No problem at all, Irish Three.

I’m inclined to agree.

And thank you for the drinks and dinner.

Irish Three

23 Mar

three

Last night I went out with Irish Three.

I wasn’t over-excited. But I did have a suspicion that he’s my future husband (mainly based on the fact that a fortune teller told me I would marry someone tall, and he’s tall).

He picked a cocktail bar not too far from where I live. Which was great because I love this cocktail bar, and he lives wayyyy on the other side of London. I was flattered that he made the effort to come in my direction.

And we had a really nice night. We talked non-stop. We laughed a lot. He’s a really good-looking guy. Nice manners. We went on to dinner. He was super polite and insisted on paying for everything – a far cry from the wiley ways of dear old Irish Two.
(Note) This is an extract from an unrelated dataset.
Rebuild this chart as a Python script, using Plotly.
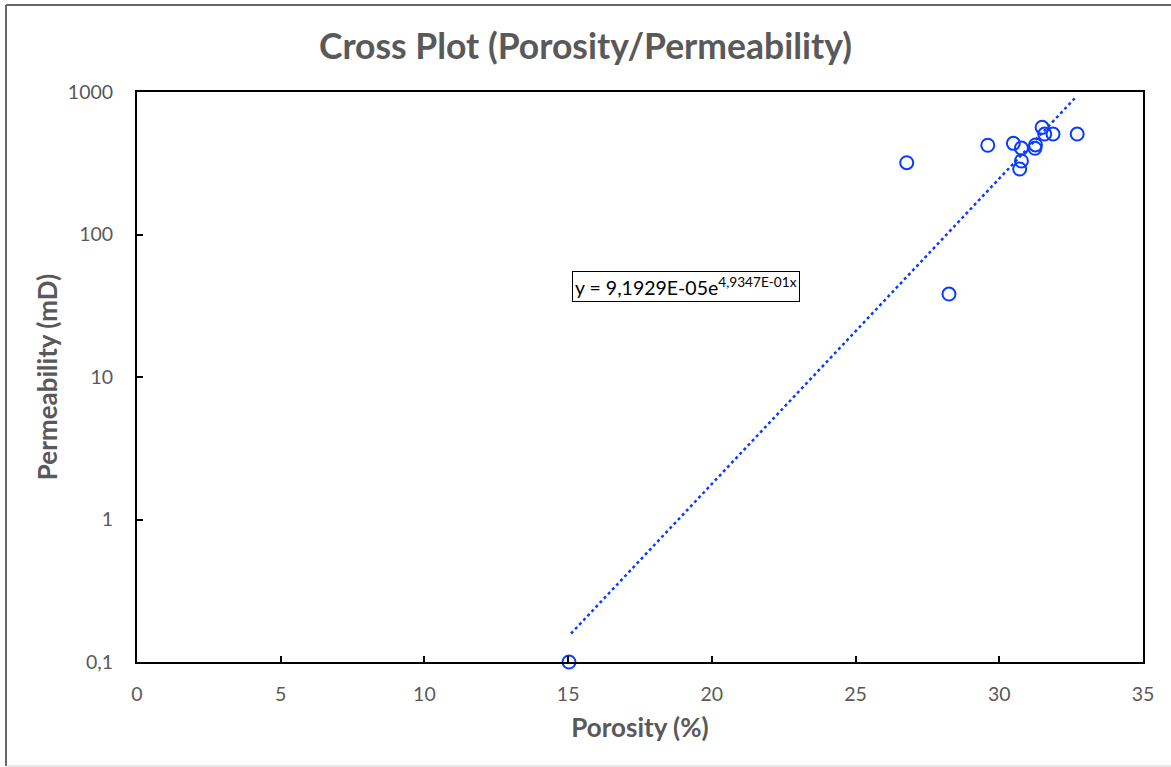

Then, I suggested that we grab one last drink. It was 11.45 by this point. We got into the bar, and he suddenly decided he had to run to get the last tube home. Fair enough. I didn’t take it as a great sign. Walked him over to the tube, said an awkward but friendly goodbye. No kissing. He asked me to text and let him know that I got home OK. (Again, not the kind of thing Irish Two would have worried about.)

So there I was, on the 56 bus at midnight, slightly drunk, listening to Taylor Swift, and thinking over the evening. I definitely like Irish Three. I definitely wanted to see him again. But I also wasn’t sure I felt that crazy spark. You know the one. Ahhh, The one I felt with my ex (Irish One). Irish Three called me beautiful and cute while we were out, so I at least didn’t think he considered me hideous.

Irish Three had talked a lot about how he’d never done online dating before and I was his first online date. So I figured I would take the lead. When I got home, I texted and said, “That’s me home safe and sound. Thanks for such a lovely evening, I had a lot of fun. Since you’re new to online dating, I’ll take the lead and say that I’d love to buy YOU dinner if you’d like to do it again. X”.

Hours later I got a response.

“I had a really nice night too. X”

WTF is that supposed to mean?

I won’t be replying to Irish Three.

He now strikes me as someone who would take his sweet time buying a ring.